OPINION: This article may contain commentary which reflects the author's opinion.
The trial of former President Donald Trump on charges of obstructing the 2020 election is set to begin on March 4, 2024. Trump’s legal team believes the United States Supreme Court is about to enter a pivotal presidential immunity case.
Despite the fact that presidents are typically immune from most lawsuits, Trump has already been denied immunity from a civil case that sought to hold him accountable for the attack on the United States Capitol on January 6, 2021, US News reported.
The fact that there has not been much progress in his appeal of that ruling in more than a year serves as a model for how he might try to postpone his criminal trial in Washington related to his attempts to rig the 2020 election.
Trump’s legal team is expected to argue that he is entitled to broad immunity from prosecution for actions taken in the course of his White House duties, despite the fact that they have not yet requested it in the criminal case.
“Trump’s attorney John Lauro said that the Supreme Court hadn’t ruled on the bounds of executive immunity in a criminal case. His preview of the immunity issue failed to persuade US District Judge Tanya Chutkan to adopt the 2026 trial date that Trump wanted, but Lauro said that if the Trump team does pursue it, they’ll likely ask her to pause the criminal trial until the issue is fully resolved,” Yahoo reported.
“The strategy is a long shot because US appellate judges typically frown on hearing cases until there’s a final judgment and there’s a history of public officials prosecuted over actions they took while in office, said Brandon Fox, a former federal prosecutor who oversaw public corruption cases in Chicago and central California,” the outlet added.
The report continued:
The Supreme Court has ruled on issues related to when presidents and executive branch officials can be civilly sued or subject to criminal investigations. Still, no sitting or former president has been federally indicted before.
In 1982, the justices ruled in Nixon v. Fitzgerald that a president was entitled to “absolute immunity” against civil damages claims related to their official actions. In 1997, the court explored how to handle allegations related to private conduct, holding that then-President Bill Clinton could face a civil lawsuit over events that predated his time in office.
And in 2020, the justices held that Trump wasn’t entitled to immunity as president against a grand jury subpoena for his tax records in connection with a criminal investigation by New York state prosecutors — a probe that ultimately led to charges earlier this year accusing him of falsifying business records.
The Justice Department has long refused to prosecute a former president, but President Joe Biden’s administration has clearly taken a different approach as the 2024 election approaches.
Trump has pleaded not guilty to federal charges of attempting to illegally influence the outcome of the 2020 presidential election.
Historians have long drawn parallels between Nixon and Trump, primarily in terms of impeachment, but also, more recently, in terms of their attempts to invoke executive immunity.
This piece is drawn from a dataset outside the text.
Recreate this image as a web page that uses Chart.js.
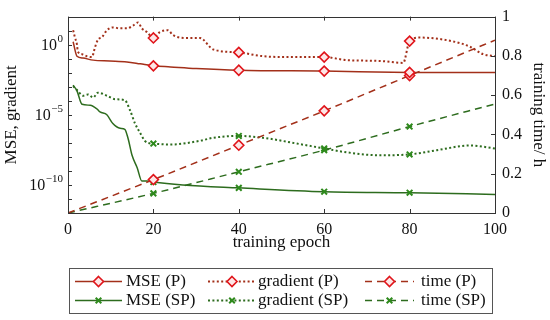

“Could six conservative justices, three of whom were hand-picked by Trump himself, set aside the precedent established during the Nixon years and promote a strict constructionist reading of the Constitution that declares the judiciary, in fact, has no authority over Trump’s actions as president?” US News reported.
It’s not impossible, according to legal experts, especially since the former president’s attorneys appear prepared to appeal a variety of procedural rulings arising from his criminal cases that might serve as the basis for such an opinion.
“Some kind of case like this on this very issue could come to the court in the Trump cases,” says Barbara Perry, professor of presidential studies at the University of Virginia’s Miller Center, where she co-directs the Presidential Oral History Program.
“A lot of these substantive questions will come up. You can already see in the case in Washington about setting a trial date. You can see Trump’s defense team already claiming you’re not giving us enough time to prepare. And if he is to be convicted, that would be the first point in their appeal. There could be all sorts of reasons that cases involving Trump on legal procedures at the state and the federal level could end up at the Supreme Court. The biggest issue of all is separation of powers,” Perry added.